▸ **DATA SEGMENT**
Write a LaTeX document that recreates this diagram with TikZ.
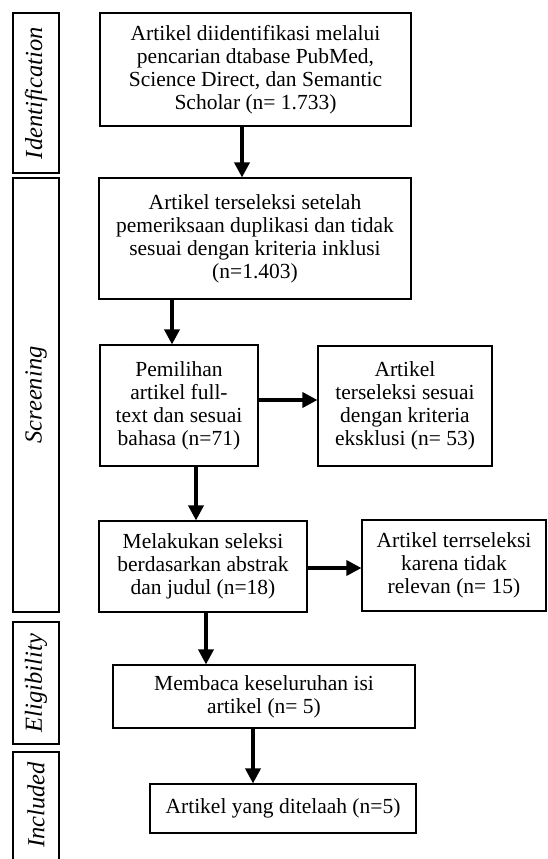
\documentclass[tikz,border=0pt]{standalone}
\usepackage{fontspec}
\setmainfont{Liberation Serif}
\usetikzlibrary{arrows.meta,positioning}
\tikzset{
    flowbox/.style={
        draw=black,
        line width=1.1pt,
        align=center,
        inner sep=0pt,
        font=\fontsize{21.5}{23}\selectfont
    },
    stagebox/.style={
        draw=black,
        line width=1.1pt,
        rotate=90,
        inner sep=0pt,
        minimum height=46pt,
        font=\fontsize{24.5}{26}\selectfont\itshape
    },
    flowarrow/.style={
        line width=3.5pt,
        -{Triangle[width=15pt,length=15pt]}
    }
}
\begin{document}
\begin{tikzpicture}[x=1pt,y=-1pt]
                \useasboundingbox (0,0) rectangle (547,859);
                \node[stagebox, minimum width=160pt] (identification) at (36,93) {Identification};
                \node[stagebox, minimum width=434pt] (screening) at (36,395) {Screening};
                \node[stagebox, minimum width=122pt] (eligibility) at (36,683) {Eligibility};
                \node[rotate=90, inner sep=0pt, font=\fontsize{24.5}{26}\selectfont\itshape] (included) at (36,805) {Included};
                \draw[line width=1.1pt] (13,859) |- (59,752) -- (59,859);
                \node[flowbox, minimum width=311pt, minimum height=113pt] (ident) at (255.5,69.5)
                    {Artikel diidentifikasi melalui\\pencarian dtabase PubMed,\\Science Direct, dan Semantic\\Scholar (n= 1.733)};
                \node[flowbox, minimum width=312pt, minimum height=121pt] (dup) at (255,238.5)
                    {Artikel terseleksi setelah\\pemeriksaan duplikasi dan tidak\\sesuai dengan kriteria inklusi\\(n=1.403)};
                \node[flowbox, minimum width=158pt, minimum height=121pt] (full) at (179,405.5)
                    {Pemilihan\\artikel full-\\text dan sesuai\\bahasa (n=71)};
                \node[flowbox, minimum width=174pt, minimum height=120pt] (excl) at (405,406)
                    {Artikel\\terseleksi sesuai\\dengan kriteria\\eksklusi (n= 53)};
                \node[flowbox, minimum width=208pt, minimum height=91pt] (abs) at (203,566.5)
                    {Melakukan seleksi\\berdasarkan abstrak\\dan judul (n=18)};
                \node[flowbox, minimum width=184pt, minimum height=91pt] (irr) at (454,565.5)
                    {Artikel terrseleksi\\karena tidak\\relevan (n= 15)};
                \node[flowbox, minimum width=302pt, minimum height=63pt] (read) at (264,696.5)
                    {Membaca keseluruhan isi\\artikel (n= 5)};
                \node[flowbox, minimum width=266pt, minimum height=49pt] (incl) at (283,808.5)
                    {Artikel yang ditelaah (n=5)};
                \draw[flowarrow] ([xshift=-13.5pt]ident.south) -- ([xshift=-13pt]dup.north);
                \draw[flowarrow] ([xshift=-83pt]dup.south) -- ([xshift=-7pt]full.north);
                \draw[flowarrow] ([yshift=5.5pt]full.east) -- ([yshift=6pt]excl.west);
                \draw[flowarrow] ([xshift=17pt]full.south) -- ([xshift=-7pt]abs.north);
                \draw[flowarrow] ([yshift=-1.5pt]abs.east) -- ([yshift=-2.5pt]irr.west);
                \draw[flowarrow] ([xshift=3pt]abs.south) -- ([xshift=-58pt]read.north);
                \draw[flowarrow] ([xshift=-11pt]read.south) -- ([xshift=-30pt]incl.north);
\end{tikzpicture}
\end{document}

▸ **BRIEF**
Output the lines above in full and exactly as given, omitting any pictures.

▸ **FINAL RESULT**
Write a LaTeX document that recreates this diagram with TikZ.
\documentclass[tikz,border=0pt]{standalone}
\usepackage{fontspec}
\setmainfont{Liberation Serif}
\usetikzlibrary{arrows.meta,positioning}
\tikzset{
    flowbox/.style={
        draw=black,
        line width=1.1pt,
        align=center,
        inner sep=0pt,
        font=\fontsize{21.5}{23}\selectfont
    },
    stagebox/.style={
        draw=black,
        line width=1.1pt,
        rotate=90,
        inner sep=0pt,
        minimum height=46pt,
        font=\fontsize{24.5}{26}\selectfont\itshape
    },
    flowarrow/.style={
        line width=3.5pt,
        -{Triangle[width=15pt,length=15pt]}
    }
}
\begin{document}
\begin{tikzpicture}[x=1pt,y=-1pt]
                \useasboundingbox (0,0) rectangle (547,859);
                \node[stagebox, minimum width=160pt] (identification) at (36,93) {Identification};
                \node[stagebox, minimum width=434pt] (screening) at (36,395) {Screening};
                \node[stagebox, minimum width=122pt] (eligibility) at (36,683) {Eligibility};
                \node[rotate=90, inner sep=0pt, font=\fontsize{24.5}{26}\selectfont\itshape] (included) at (36,805) {Included};
                \draw[line width=1.1pt] (13,859) |- (59,752) -- (59,859);
                \node[flowbox, minimum width=311pt, minimum height=113pt] (ident) at (255.5,69.5)
                    {Artikel diidentifikasi melalui\\pencarian dtabase PubMed,\\Science Direct, dan Semantic\\Scholar (n= 1.733)};
                \node[flowbox, minimum width=312pt, minimum height=121pt] (dup) at (255,238.5)
                    {Artikel terseleksi setelah\\pemeriksaan duplikasi dan tidak\\sesuai dengan kriteria inklusi\\(n=1.403)};
                \node[flowbox, minimum width=158pt, minimum height=121pt] (full) at (179,405.5)
                    {Pemilihan\\artikel full-\\text dan sesuai\\bahasa (n=71)};
                \node[flowbox, minimum width=174pt, minimum height=120pt] (excl) at (405,406)
                    {Artikel\\terseleksi sesuai\\dengan kriteria\\eksklusi (n= 53)};
                \node[flowbox, minimum width=208pt, minimum height=91pt] (abs) at (203,566.5)
                    {Melakukan seleksi\\berdasarkan abstrak\\dan judul (n=18)};
                \node[flowbox, minimum width=184pt, minimum height=91pt] (irr) at (454,565.5)
                    {Artikel terrseleksi\\karena tidak\\relevan (n= 15)};
                \node[flowbox, minimum width=302pt, minimum height=63pt] (read) at (264,696.5)
                    {Membaca keseluruhan isi\\artikel (n= 5)};
                \node[flowbox, minimum width=266pt, minimum height=49pt] (incl) at (283,808.5)
                    {Artikel yang ditelaah (n=5)};
                \draw[flowarrow] ([xshift=-13.5pt]ident.south) -- ([xshift=-13pt]dup.north);
                \draw[flowarrow] ([xshift=-83pt]dup.south) -- ([xshift=-7pt]full.north);
                \draw[flowarrow] ([yshift=5.5pt]full.east) -- ([yshift=6pt]excl.west);
                \draw[flowarrow] ([xshift=17pt]full.south) -- ([xshift=-7pt]abs.north);
                \draw[flowarrow] ([yshift=-1.5pt]abs.east) -- ([yshift=-2.5pt]irr.west);
                \draw[flowarrow] ([xshift=3pt]abs.south) -- ([xshift=-58pt]read.north);
                \draw[flowarrow] ([xshift=-11pt]read.south) -- ([xshift=-30pt]incl.north);
\end{tikzpicture}
\end{document}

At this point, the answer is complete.